Your output must be the lines below from the line containing "Output the web" to the line containing "var font = 'Liberation", both lines included, reproduced exactly and without pictures.

------------------------------

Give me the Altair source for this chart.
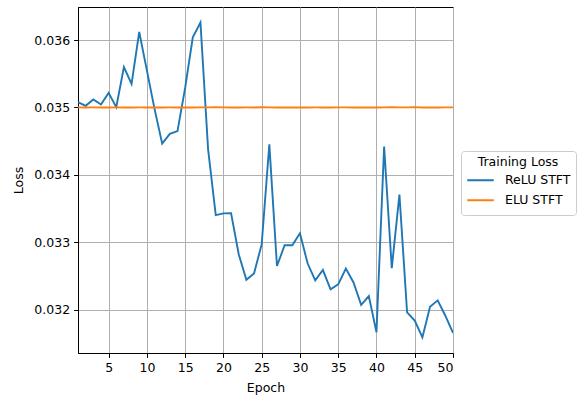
import altair as alt
import pandas as pd

epochs = list(range(1, 51))
relu = [0.03508, 0.035025, 0.03512, 0.035044, 0.035217, 0.035006, 0.0356, 0.03535, 0.03612, 0.03555,
        0.03498, 0.034464, 0.03461, 0.03465, 0.03529, 0.03604, 0.03626, 0.03438, 0.033405, 0.03343,
        0.033434, 0.032824, 0.032445, 0.03254, 0.03297, 0.034453, 0.03265, 0.032957, 0.032957, 0.033134,
        0.03269, 0.032436, 0.03259, 0.032303, 0.032377, 0.032613, 0.032406, 0.032075, 0.032204, 0.031668,
        0.03442, 0.032617, 0.03371, 0.031963, 0.03184, 0.03159, 0.032046, 0.03214, 0.031913, 0.031657]
elu = [0.035002, 0.035001, 0.035002, 0.035001, 0.035001, 0.035002, 0.035001, 0.035001, 0.035002, 0.035001,
       0.035001, 0.035001, 0.035002, 0.035001, 0.035001, 0.035001, 0.035002, 0.035002, 0.035006, 0.035002,
       0.035001, 0.035001, 0.035002, 0.035001, 0.035003, 0.035002, 0.035001, 0.035001, 0.035001, 0.035001,
       0.035001, 0.035002, 0.035001, 0.035001, 0.035002, 0.035002, 0.035001, 0.035001, 0.035001, 0.035001,
       0.035002, 0.035006, 0.035002, 0.035002, 0.035006, 0.035001, 0.035001, 0.035001, 0.035002, 0.035002]
series = ["ReLU STFT", "ELU STFT"]
colors = ["#1f77b4", "#ff7f0e"]
x_ticks = [5, 10, 15, 20, 25, 30, 35, 40, 45, 50]
y_ticks = [0.032, 0.033, 0.034, 0.035, 0.036]

df = pd.DataFrame({
    "Epoch": epochs * 2,
    "Loss": relu + elu,
    "Series": [series[0]] * len(epochs) + [series[1]] * len(epochs),
})

font = "DejaVu Sans"
fs = 12.5

chart = alt.Chart(df).mark_line(strokeWidth=1.9, clip=True).encode(
    x=alt.X("Epoch:Q", scale=alt.Scale(domain=[1, 50], nice=False, zero=False),
            axis=alt.Axis(values=x_ticks, title="Epoch", format="d")),
    y=alt.Y("Loss:Q", scale=alt.Scale(domain=[0.03136, 0.03649], nice=False, zero=False),
            axis=alt.Axis(values=y_ticks, title="Loss", format=".3f")),
    color=alt.Color("Series:N", sort=series,
                    scale=alt.Scale(domain=series, range=colors),
                    legend=alt.Legend(title="Training Loss", orient="none", legendX=383, legendY=144,
                                      symbolType="stroke", symbolSize=700, symbolStrokeWidth=1.9,
                                      clipHeight=19.5, rowPadding=0,
                                      fillColor="white", strokeColor="#cccccc", cornerRadius=3,
                                      padding=5, titleAnchor="middle", titleAlign="center",
                                      titleFont=font, titleFontSize=fs, titleFontWeight="normal",
                                      titleColor="black", labelFont=font, labelFontSize=fs,
                                      labelColor="black", titlePadding=2,
                                      labelOffset=10)),
    order=alt.Order("Epoch:Q"),
).properties(
    width=375, height=346,
    autosize=alt.AutoSizeParams(type="none"),
    padding={"left": 78, "top": 7, "right": 127, "bottom": 45},
).configure_view(
    stroke="black", strokeWidth=1
).configure_axis(
    grid=True, gridColor="#b0b0b0", gridWidth=1,
    domainColor="black", domainWidth=1,
    tickColor="black", tickSize=4.4, tickWidth=1,
    labelFont=font, labelFontSize=fs, labelColor="black", labelPadding=4,
    titleFont=font, titleFontSize=fs, titleFontWeight="normal", titleColor="black",
).configure_axisX(titlePadding=8).configure_axisY(titlePadding=8)

chart.save("out.html", embed_options={"renderer": "svg", "actions": False})
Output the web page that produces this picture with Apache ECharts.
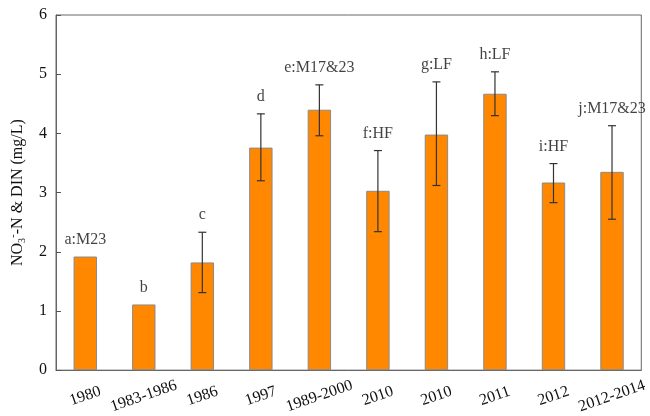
<!DOCTYPE html>
<html>
<head>
<meta charset="utf-8">
<script src="https://cdn.jsdelivr.net/npm/echarts@6/dist/echarts.min.js"></script>
<style>
  html,body{margin:0;padding:0;background:#fff;}
  #chart{width:650px;height:416px;}
</style>
</head>
<body>
<div id="chart"></div>
<script>
// sampling periods / sources
var categories = ['1980','1983-1986','1986','1997','1989-2000','2010','2010','2011','2012','2012-2014'];
// mean NO3-N & DIN (mg/L)
var values = [1.92, 1.11, 1.82, 3.76, 4.40, 3.03, 3.98, 4.67, 3.17, 3.35];
// error bar ends (null = no error bar)
var errLow  = [null, null, 1.31, 3.20, 3.96, 2.34, 3.12, 4.30, 2.83, 2.55];
var errHigh = [null, null, 2.33, 4.33, 4.82, 3.71, 4.87, 5.04, 3.49, 4.13];
var notes = ['a:M23','b','c','d','e:M17&23','f:HF','g:LF','h:LF','i:HF','j:M17&23'];
var yTicks = [0, 1, 2, 3, 4, 5, 6];

var font = 'Liberation Serif, Times New Roman, serif';

var errData = [];
var noteData = [];
for (var i = 0; i < values.length; i++) {
	if (errLow[i] != null) errData.push([i, errLow[i], errHigh[i]]);
	var noteY = errHigh[i] != null ? errHigh[i] : values[i];
	noteData.push({value: [i, noteY], label: {formatter: notes[i]}});
}

var myChart = echarts.init(document.getElementById('chart'));
var option = {
	animation: false,
	grid: {
		left: 53, right: 7, top: 15, bottom: 45,
		show: true, borderColor: '#666', borderWidth: 1
	},
	xAxis: {
		type: 'category',
		data: categories,
		axisLine: {lineStyle: {color: '#666'}},
		axisTick: {inside: true, alignWithLabel: true, length: 6, lineStyle: {color: '#555'}},
		axisLabel: {
			rotate: 19, align: 'center', verticalAlign: 'middle', margin: 26,
			fontFamily: font, fontSize: 16, color: '#111', interval: 0
		}
	},
	yAxis: {
		type: 'value',
		min: yTicks[0], max: yTicks[yTicks.length - 1], interval: 1,
		splitLine: {show: false},
		axisLine: {show: true, lineStyle: {color: '#666'}},
		axisTick: {show: true, inside: true, length: 5, lineStyle: {color: '#555'}},
		axisLabel: {fontFamily: font, fontSize: 16, color: '#111', margin: 9},
		name: 'NO{sub|3}{sup|-}-N & DIN (mg/L)',
		nameLocation: 'middle',
		nameGap: 29,
		nameTextStyle: {
			fontFamily: font, fontSize: 16, color: '#111',
			rich: {
				sub: {fontFamily: font, fontSize: 10, color: '#111', verticalAlign: 'bottom', padding: [6, 0, 0, 0]},
				sup: {fontFamily: font, fontSize: 11, color: '#111', verticalAlign: 'top', padding: [0, 0, 8, 0]}
			}
		}
	},
	series: [
		{
			type: 'bar',
			data: values,
			barWidth: '40%',
			itemStyle: {color: '#FF8800', borderColor: '#8a8a8a', borderWidth: 1}
		},
		{
			type: 'custom',
			data: errData,
			z: 5,
			renderItem: function (params, api) {
				var x = api.value(0);
				var lo = api.coord([x, api.value(1)]);
				var hi = api.coord([x, api.value(2)]);
				var w = 4;
				var st = {stroke: '#333', lineWidth: 1.2};
				return {
					type: 'group',
					children: [
						{type: 'line', shape: {x1: lo[0], y1: lo[1], x2: hi[0], y2: hi[1]}, style: st},
						{type: 'line', shape: {x1: lo[0] - w, y1: lo[1], x2: lo[0] + w, y2: lo[1]}, style: st},
						{type: 'line', shape: {x1: hi[0] - w, y1: hi[1], x2: hi[0] + w, y2: hi[1]}, style: st}
					]
				};
			}
		},
		{
			type: 'scatter',
			data: noteData,
			symbolSize: 0,
			silent: true,
			label: {
				show: true, position: 'top', distance: 9,
				fontFamily: font, fontSize: 16, color: '#111'
			}
		}
	]
};
myChart.setOption(option);
</script>
</body>
</html>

------------------------------

• _Written answer_
Output the web page that produces this picture with Apache ECharts.
<!DOCTYPE html>
<html>
<head>
<meta charset="utf-8">
<script src="https://cdn.jsdelivr.net/npm/echarts@6/dist/echarts.min.js"></script>
<style>
  html,body{margin:0;padding:0;background:#fff;}
  #chart{width:650px;height:416px;}
</style>
</head>
<body>
<div id="chart"></div>
<script>
// sampling periods / sources
var categories = ['1980','1983-1986','1986','1997','1989-2000','2010','2010','2011','2012','2012-2014'];
// mean NO3-N & DIN (mg/L)
var values = [1.92, 1.11, 1.82, 3.76, 4.40, 3.03, 3.98, 4.67, 3.17, 3.35];
// error bar ends (null = no error bar)
var errLow  = [null, null, 1.31, 3.20, 3.96, 2.34, 3.12, 4.30, 2.83, 2.55];
var errHigh = [null, null, 2.33, 4.33, 4.82, 3.71, 4.87, 5.04, 3.49, 4.13];
var notes = ['a:M23','b','c','d','e:M17&23','f:HF','g:LF','h:LF','i:HF','j:M17&23'];
var yTicks = [0, 1, 2, 3, 4, 5, 6];

var font = 'Liberation Serif, Times New Roman, serif';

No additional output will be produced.